#### Set exercise:
Scan the lines below; pull out those with "matplotlib".

Entries with chart source code:
__________
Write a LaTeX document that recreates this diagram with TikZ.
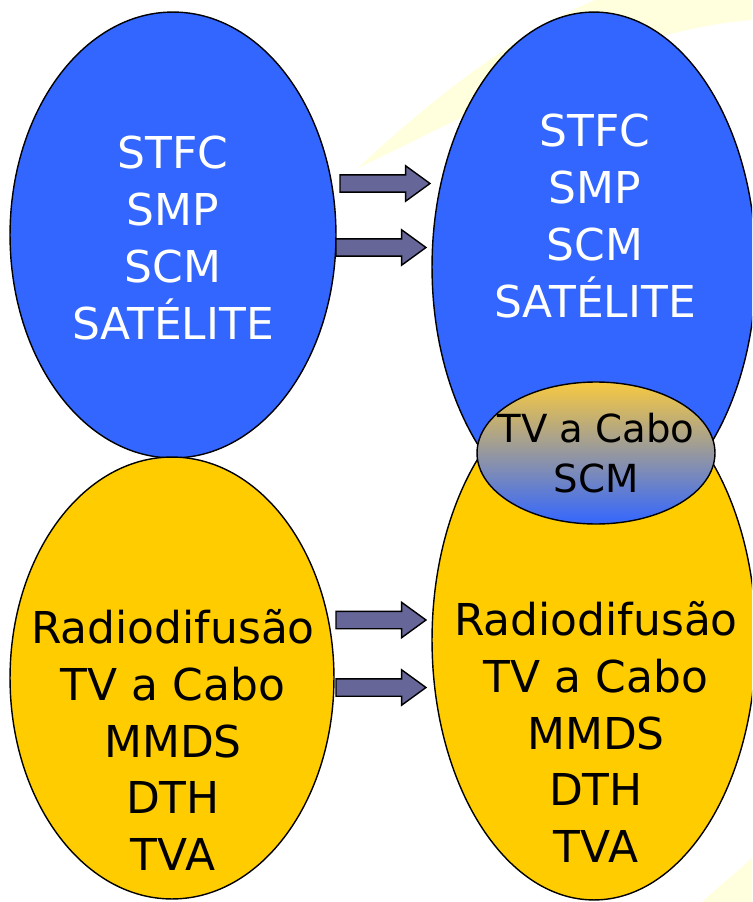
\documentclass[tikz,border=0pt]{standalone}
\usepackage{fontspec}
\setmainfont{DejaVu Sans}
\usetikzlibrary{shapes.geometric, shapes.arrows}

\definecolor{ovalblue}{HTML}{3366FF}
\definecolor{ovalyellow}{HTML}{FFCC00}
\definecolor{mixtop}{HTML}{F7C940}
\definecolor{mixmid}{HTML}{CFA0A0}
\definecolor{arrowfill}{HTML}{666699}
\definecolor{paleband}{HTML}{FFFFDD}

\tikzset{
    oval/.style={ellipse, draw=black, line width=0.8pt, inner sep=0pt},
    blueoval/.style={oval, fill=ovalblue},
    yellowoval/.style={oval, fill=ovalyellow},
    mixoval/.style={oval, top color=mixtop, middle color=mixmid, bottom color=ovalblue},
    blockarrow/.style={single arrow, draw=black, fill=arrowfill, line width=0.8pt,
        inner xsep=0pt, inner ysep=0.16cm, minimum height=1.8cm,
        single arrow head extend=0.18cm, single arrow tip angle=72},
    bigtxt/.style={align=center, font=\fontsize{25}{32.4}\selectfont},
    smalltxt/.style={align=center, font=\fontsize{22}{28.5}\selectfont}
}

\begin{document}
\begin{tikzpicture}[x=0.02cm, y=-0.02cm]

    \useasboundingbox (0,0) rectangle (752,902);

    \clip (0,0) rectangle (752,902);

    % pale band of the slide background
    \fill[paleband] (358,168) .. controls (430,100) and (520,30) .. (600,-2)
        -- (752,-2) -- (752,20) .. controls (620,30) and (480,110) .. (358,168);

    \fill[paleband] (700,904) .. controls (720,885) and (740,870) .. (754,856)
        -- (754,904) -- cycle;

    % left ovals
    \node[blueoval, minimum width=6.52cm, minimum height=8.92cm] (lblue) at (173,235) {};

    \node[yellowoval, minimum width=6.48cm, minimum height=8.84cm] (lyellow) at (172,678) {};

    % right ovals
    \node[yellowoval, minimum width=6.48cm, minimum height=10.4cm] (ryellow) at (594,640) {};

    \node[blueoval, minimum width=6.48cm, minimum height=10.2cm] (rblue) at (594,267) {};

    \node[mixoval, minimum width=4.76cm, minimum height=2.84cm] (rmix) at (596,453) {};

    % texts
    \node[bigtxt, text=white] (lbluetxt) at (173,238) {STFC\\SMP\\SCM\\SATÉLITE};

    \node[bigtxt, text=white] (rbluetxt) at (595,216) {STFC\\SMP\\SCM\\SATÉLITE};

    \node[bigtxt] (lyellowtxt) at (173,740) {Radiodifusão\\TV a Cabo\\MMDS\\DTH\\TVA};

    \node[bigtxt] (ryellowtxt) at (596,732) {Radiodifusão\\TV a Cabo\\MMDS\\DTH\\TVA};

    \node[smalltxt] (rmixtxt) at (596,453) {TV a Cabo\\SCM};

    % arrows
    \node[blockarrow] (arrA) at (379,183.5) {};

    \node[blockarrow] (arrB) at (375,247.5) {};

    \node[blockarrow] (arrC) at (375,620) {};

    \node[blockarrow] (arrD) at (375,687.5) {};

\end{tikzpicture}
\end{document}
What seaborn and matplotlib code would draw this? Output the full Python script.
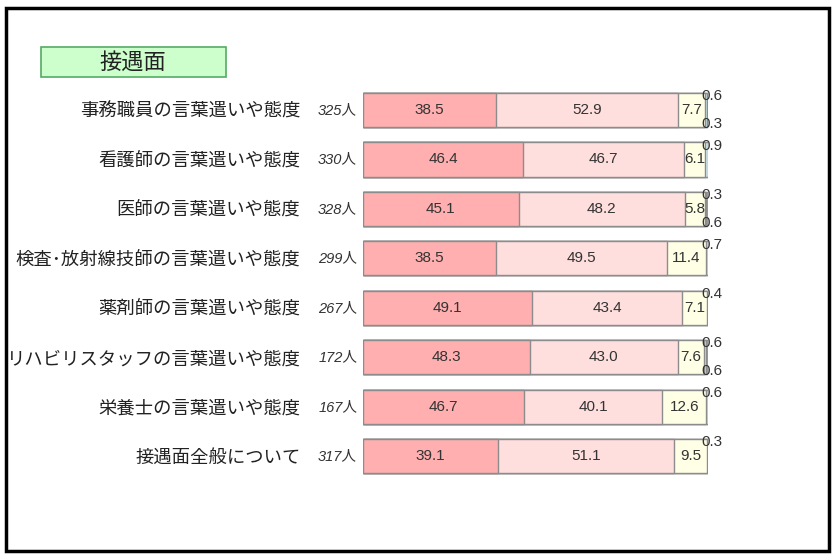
__________
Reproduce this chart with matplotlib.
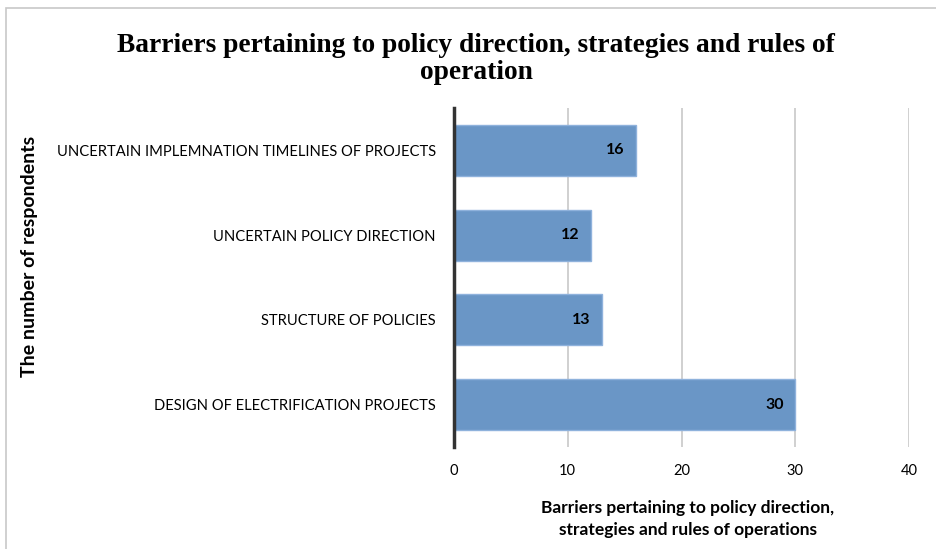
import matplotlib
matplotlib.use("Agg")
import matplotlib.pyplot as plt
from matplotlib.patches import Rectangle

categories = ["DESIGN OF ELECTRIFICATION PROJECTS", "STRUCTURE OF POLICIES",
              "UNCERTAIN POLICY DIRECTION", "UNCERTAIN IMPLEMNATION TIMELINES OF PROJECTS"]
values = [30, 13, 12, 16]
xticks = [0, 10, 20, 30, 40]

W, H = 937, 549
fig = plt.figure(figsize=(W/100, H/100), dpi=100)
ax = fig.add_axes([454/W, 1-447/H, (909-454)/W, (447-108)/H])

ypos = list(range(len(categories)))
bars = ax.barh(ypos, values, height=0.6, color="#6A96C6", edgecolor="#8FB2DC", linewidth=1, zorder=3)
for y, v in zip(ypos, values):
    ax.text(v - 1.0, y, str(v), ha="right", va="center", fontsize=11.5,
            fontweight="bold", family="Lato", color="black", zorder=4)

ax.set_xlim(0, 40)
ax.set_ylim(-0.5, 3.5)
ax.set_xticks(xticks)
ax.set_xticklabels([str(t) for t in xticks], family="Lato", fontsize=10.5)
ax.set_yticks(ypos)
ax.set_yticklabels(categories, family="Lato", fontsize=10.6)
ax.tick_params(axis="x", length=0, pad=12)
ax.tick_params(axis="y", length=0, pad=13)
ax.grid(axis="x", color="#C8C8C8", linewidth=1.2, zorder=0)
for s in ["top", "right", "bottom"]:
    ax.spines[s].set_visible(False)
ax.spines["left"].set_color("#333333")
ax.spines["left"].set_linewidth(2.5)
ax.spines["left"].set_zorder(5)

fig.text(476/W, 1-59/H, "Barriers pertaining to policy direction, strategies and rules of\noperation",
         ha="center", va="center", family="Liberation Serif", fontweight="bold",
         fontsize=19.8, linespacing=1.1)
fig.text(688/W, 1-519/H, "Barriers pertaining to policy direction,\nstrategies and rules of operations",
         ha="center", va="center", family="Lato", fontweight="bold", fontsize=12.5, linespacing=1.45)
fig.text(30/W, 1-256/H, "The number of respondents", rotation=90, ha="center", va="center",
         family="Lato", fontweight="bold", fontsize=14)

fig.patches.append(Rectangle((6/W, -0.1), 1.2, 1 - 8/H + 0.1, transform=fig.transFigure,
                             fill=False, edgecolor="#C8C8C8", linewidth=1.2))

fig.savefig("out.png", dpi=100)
__________
#### Task response:
What seaborn and matplotlib code would draw this? Output the full Python script.
Reproduce this chart with matplotlib.
import matplotlib
matplotlib.use("Agg")
import matplotlib.pyplot as plt
from matplotlib.patches import Rectangle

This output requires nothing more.